What Happened Last Week
- Broad Stock Rally: Equities opened 2026 with a strong start, led by more cyclical parts of the market.
- Labor Data: Last week’s jobs report did little to elicit a reaction from investors as the macro backdrop becomes clearer.
- Powell Probed: The Department of Justice opened a probe into Jerome Powell’s handling of the Eccles Building renovation.
What We’re Watching This Week
- Earnings Week One: Earnings season officially begins with updates from the major U.S. banks starting on Tuesday.
- Economic Data: Tuesday’s Consumer Price Index release is the highlight, but the retail sales report and other metrics will add to the mosaic.
- Policy: The Supreme Court may issue a ruling on the legality of President Trump’s tariffs this week as policy-by-tweet keeps investors on their toes.
Investment Management Team’s Views
Equity markets opened the year with strong performance as U.S. large caps, international equities, and domestic small caps all rallied to new all-time highs. Notably, even though the tech-heavy NASDAQ 100 outperformed the S&P 500 last week, it remains below its October peak. We view this as constructive, signaling that leadership is broadening beyond mega-cap technology, a stark difference from the narrow market environment of the past few years. Geopolitical headlines around Venezuela failed to disrupt markets despite wall-to-wall news coverage, reflecting limited escalation risk and minimal near-term impact on core economic variables. Overall, price action continues to point to healthy market breadth and resilient investor risk appetite. However, Sunday evening saw the Department of Justice open a probe into Fed Chair, Jerome Powell, which has pushed yields higher to start the week.

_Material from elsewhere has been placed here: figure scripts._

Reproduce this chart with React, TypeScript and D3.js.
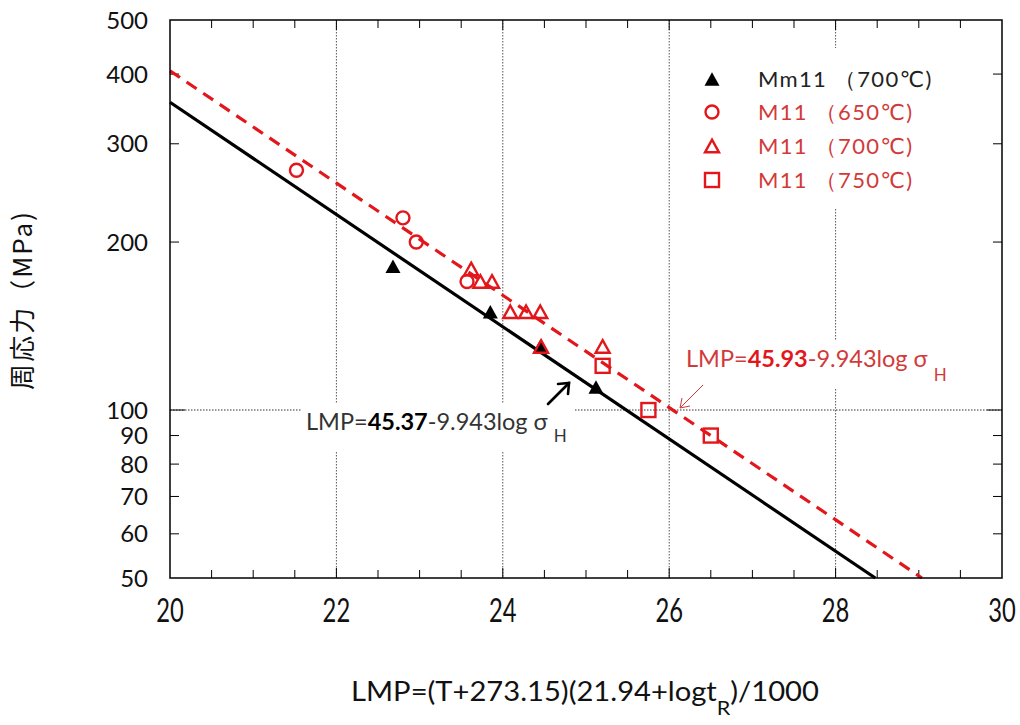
import React from "react";
import * as d3 from "d3";

// Creep rupture data: [LMP, stress (MPa)]
const mm11At700: [number, number][] = [
  [22.68, 181], [23.85, 150], [24.45, 130], [25.12, 110],
];
const m11At650: [number, number][] = [
  [21.52, 269], [22.8, 221], [22.96, 200], [23.57, 170],
];
const m11At700: [number, number][] = [
  [23.62, 179], [23.73, 170], [23.87, 170], [24.09, 150], [24.28, 150],
  [24.45, 150], [24.46, 130], [25.2, 130],
];
const m11At750: [number, number][] = [
  [25.2, 120], [25.75, 100], [26.5, 90],
];

// Fitted master curves: LMP = C - slope * log10(sigma)
const fitSlope = 9.943;
const cMm11 = 45.37;
const cM11 = 45.93;

const xTicks = [20, 22, 24, 26, 28, 30];
const xGrid = [22, 24, 26, 28];
const yTicks = [500, 400, 300, 200, 100, 90, 80, 70, 60, 50];
const legendLabels = ["Mm11\u00a0（700℃)", "M11\u00a0（650℃)", "M11\u00a0（700℃)", "M11\u00a0（750℃)"];

const W = 1020, H = 725;
const L = 170, R = 1002, T = 20, B = 578;
const RED = "#e3161b";
const RED_TEXT = "#d23a3a";
const FONT = "Lato, 'DejaVu Sans', sans-serif";

const x = d3.scaleLinear().domain([20, 30]).range([L, R]);
const y = d3.scaleLog().domain([50, 500]).range([B, T]);

function fitLine(c: number) {
  const sigmaAt20 = Math.pow(10, (c - 20) / fitSlope);
  const lmpAt50 = c - fitSlope * Math.log10(50);
  const pts: [number, number][] = [[20, sigmaAt20], [lmpAt50, 50]];
  return d3.line<[number, number]>().x((d) => x(d[0])).y((d) => y(d[1]))(pts) || "";
}

function triPath(cx: number, cy: number, s: number) {
  const h = s * 0.9;
  return `M${cx},${cy - h / 2}L${cx + s / 2},${cy + h / 2}L${cx - s / 2},${cy + h / 2}Z`;
}

function Marker({ kind, cx, cy }: { kind: string; cx: number; cy: number }) {
  if (kind === "filledTri") return <path d={triPath(cx, cy, 15)} fill="#000" />;
  if (kind === "circle") return <circle cx={cx} cy={cy} r={6.5} fill="none" stroke={RED} strokeWidth={2.4} />;
  if (kind === "openTri") return <path d={triPath(cx, cy, 14)} fill="none" stroke={RED} strokeWidth={2.4} />;
  return <rect x={cx - 7} y={cy - 7} width={14} height={14} fill="none" stroke={RED} strokeWidth={2.4} />;
}

export default function App() {
  const minorX = d3.range(20.5, 30, 0.5).filter((v) => Math.abs(v - Math.round(v / 2) * 2) > 1e-6);
  const series = [
    { kind: "filledTri", data: mm11At700 },
    { kind: "circle", data: m11At650 },
    { kind: "openTri", data: m11At700 },
    { kind: "square", data: m11At750 },
  ];
  const legendY = [79, 112, 146, 180];

  return (
    <svg width={W} height={H} style={{ position: "absolute", left: 0, top: 0, background: "#fff" }} fontFamily={FONT}>
      {/* grid */}
      {xGrid.map((v) => (
        <line key={v} x1={x(v)} x2={x(v)} y1={T} y2={B} stroke="#555" strokeWidth={1} strokeDasharray="1.5,1.5" />
      ))}
      <line x1={L} x2={R} y1={y(100)} y2={y(100)} stroke="#333" strokeWidth={1} strokeDasharray="1.5,1.5" />

      {/* boxes behind legend and labels */}
      <rect x={680} y={48} width={300} height={160} fill="#fff" />
      <rect x={302} y={403} width={272} height={48} fill="#fff" />
      <rect x={678} y={340} width={280} height={48} fill="#fff" />

      {/* ticks */}
      {minorX.map((v) => (
        <g key={v}>
          <line x1={x(v)} x2={x(v)} y1={B} y2={B - 8} stroke="#000" strokeWidth={1} />
          <line x1={x(v)} x2={x(v)} y1={T} y2={T + 8} stroke="#000" strokeWidth={1} />
        </g>
      ))}
      {xGrid.map((v) => (
        <g key={v}>
          <line x1={x(v)} x2={x(v)} y1={B} y2={B - 10} stroke="#000" strokeWidth={1} />
          <line x1={x(v)} x2={x(v)} y1={T} y2={T + 10} stroke="#000" strokeWidth={1} />
        </g>
      ))}
      {yTicks.filter((v) => v !== 500 && v !== 50).map((v) => (
        <g key={v}>
          <line x1={L} x2={L + (v === 100 ? 15 : 9)} y1={y(v)} y2={y(v)} stroke="#000" strokeWidth={1} />
          <line x1={R} x2={R - (v === 100 ? 15 : 9)} y1={y(v)} y2={y(v)} stroke="#000" strokeWidth={1} />
        </g>
      ))}

      {/* fitted lines */}
      <path d={fitLine(cMm11)} stroke="#000" strokeWidth={3.2} fill="none" />
      <path d={fitLine(cM11)} stroke={RED} strokeWidth={3.2} fill="none" strokeDasharray="12,8" />

      {/* data */}
      {series.map((s) =>
        s.data.map((d, i) => <Marker key={s.kind + i} kind={s.kind} cx={x(d[0])} cy={y(d[1])} />)
      )}

      {/* frame */}
      <rect x={L} y={T} width={R - L} height={B - T} fill="none" stroke="#000" strokeWidth={1.5} />

      {/* tick labels */}
      {xTicks.map((v) => (
        <text key={v} transform={`translate(${x(v)},622) scale(0.72,1)`} textAnchor="middle" fontSize={33} fill="#111">
          {v}
        </text>
      ))}
      {yTicks.map((v) => (
        <text key={v} x={148} y={y(v)} dy="0.36em" textAnchor="end" fontSize={24} fill="#111">
          {v}
        </text>
      ))}

      {/* axis titles */}
      <text transform="translate(585,701) scale(1.08,1)" textAnchor="middle" fontSize={27} fill="#111">
        LMP=(T+273.15)(21.94+logt<tspan fontSize={20} dy={14}>R</tspan><tspan dy={-14}>)/1000</tspan>
      </text>
      <text transform="translate(32,300) rotate(-90)" textAnchor="middle" fontSize={26} letterSpacing={2} fill="#111"
        fontFamily="'Noto Sans CJK JP', sans-serif">
        周応力（MPa)
      </text>

      {/* legend */}
      {legendLabels.map((lab, i) => (
        <g key={lab}>
          <Marker kind={series[i].kind} cx={712} cy={legendY[i]} />
          <text x={758} y={legendY[i]} dy="0.36em" fontSize={22} letterSpacing={1.3} fill={i === 0 ? "#222" : RED_TEXT}>
            {lab}
          </text>
        </g>
      ))}

      {/* equation labels */}
      <text x={306} y={430} fontSize={23.5} fill="#333">
        LMP=<tspan fontWeight="bold" fill="#000">{cMm11.toFixed(2)}</tspan>-{fitSlope}log σ
        <tspan fontSize={17} dx={6} dy={12}>H</tspan>
      </text>
      <text x={686} y={367} fontSize={23.5} fill={RED_TEXT}>
        LMP=<tspan fontWeight="bold" fill={RED}>{cM11.toFixed(2)}</tspan>-{fitSlope}log σ
        <tspan fontSize={17} dx={6} dy={14}>H</tspan>
      </text>

      {/* arrows */}
      <g stroke="#000" strokeWidth={2.6} fill="none" strokeLinecap="round">
        <line x1={548} y1={404} x2={569} y2={383} />
        <polyline points="558,384 569,383 568,394" />
      </g>
      <g stroke={RED_TEXT} strokeWidth={1} fill="none">
        <line x1={703} y1={385} x2={680} y2={408} />
        <polyline points="682,398 680,408 690,406" />
      </g>
    </svg>
  );
}
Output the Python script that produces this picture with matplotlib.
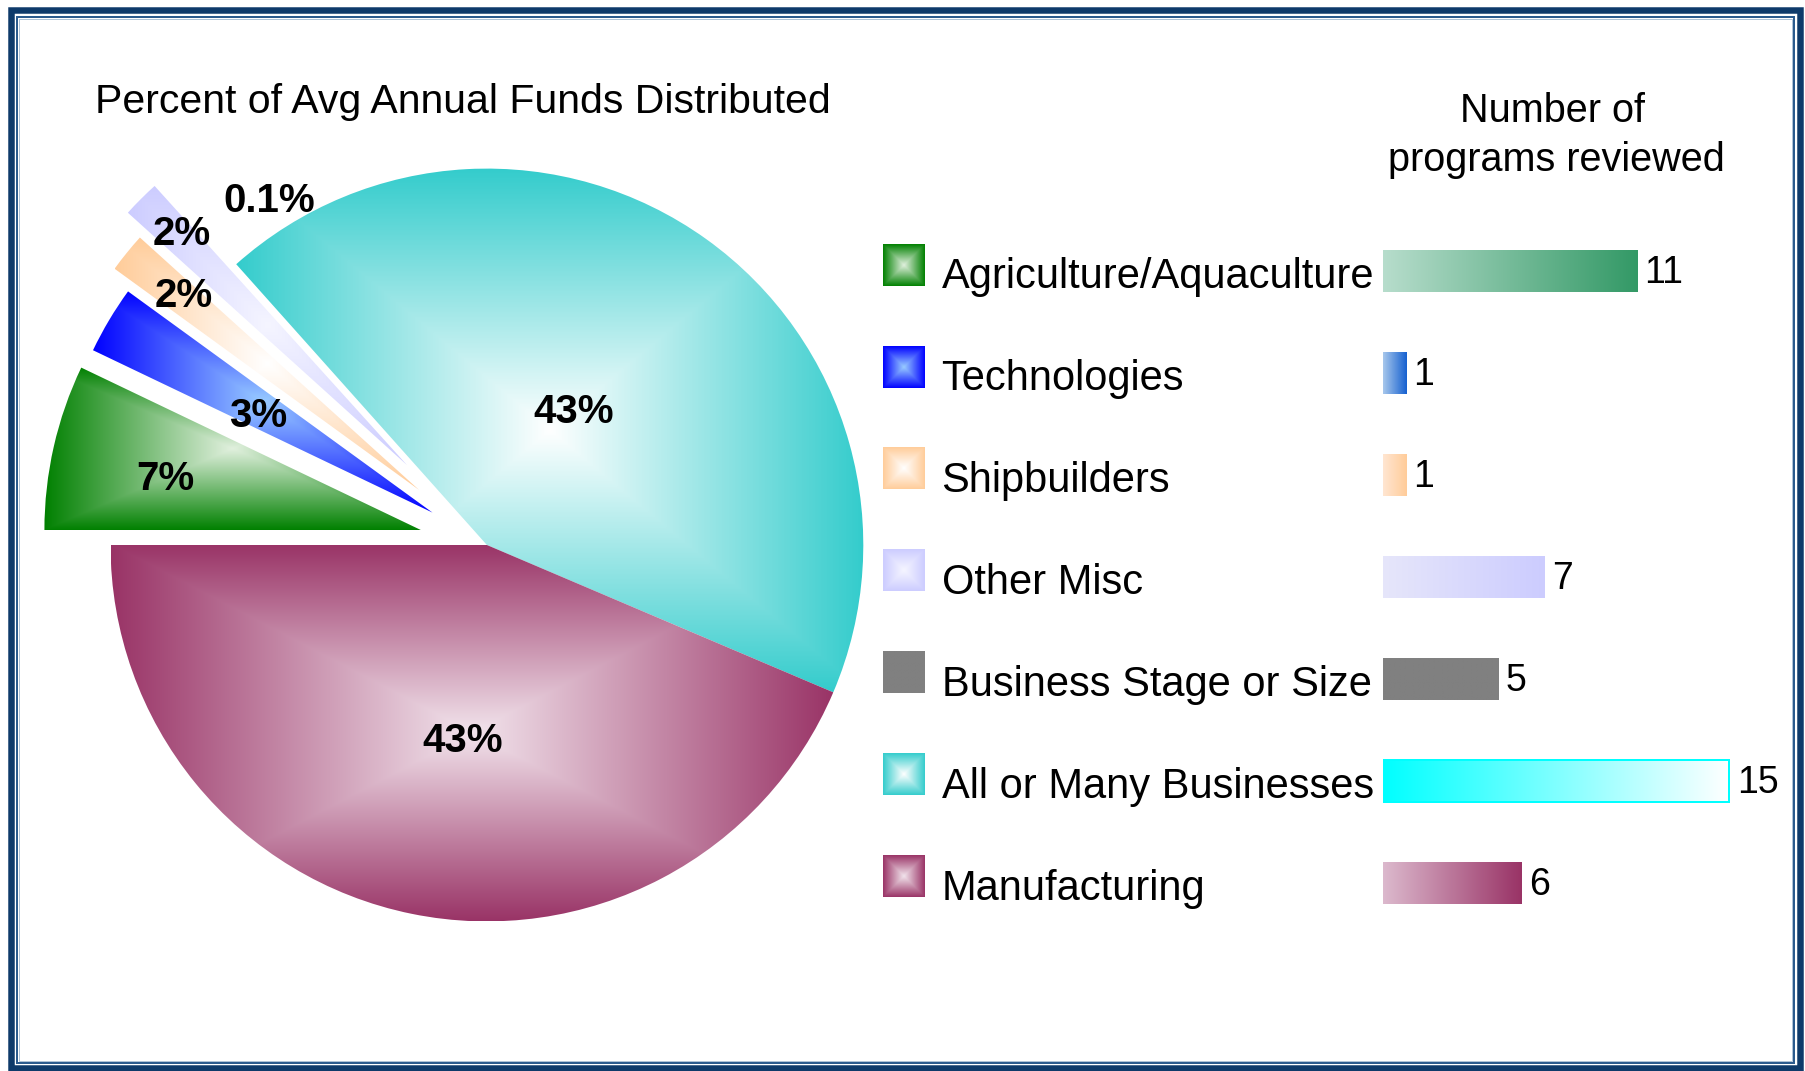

Recent economic releases have carried diminishing market impact, underscored by the muted response to the December jobs report. Month-to-month data volatility matters less now that the Federal Reserve has already cut rates by 175 basis points from their peak, bringing policy closer to neutral. This shift has dampened sensitivity to incremental surprises. Ahead of this week’s inflation report, expectations remain subdued; option-implied volatility suggests the smallest expected S&P 500 move around CPI in a year. This week will also see the publication of updated retail sales figures and home sales data. Markets appear increasingly comfortable that the broad policy and growth backdrop is well understood.
“Uncertainty” dominated investor narratives entering 2025, but it may have peaked as a macro concern and is instead morphing into targeted, sector-specific risks. Recent signals from President Trump point toward a more populist policy tilt aimed at affordability, including trial balloons on housing market intervention, limits on institutional homeownership, and potential caps on credit card interest rates. With U.S. banks set to begin reporting earnings this week, management teams are likely to respond to these policy proposals and offer 2026 macro outlooks. Beyond these proposed economic policies, President Trump has also floated restricting dividends and buybacks for defense firms and pressuring energy companies to invest in Venezuela, further highlighting rising micro-policy risk. Investors still assume Trump is broadly pro-market, but this assumption bears close monitoring into the midterms.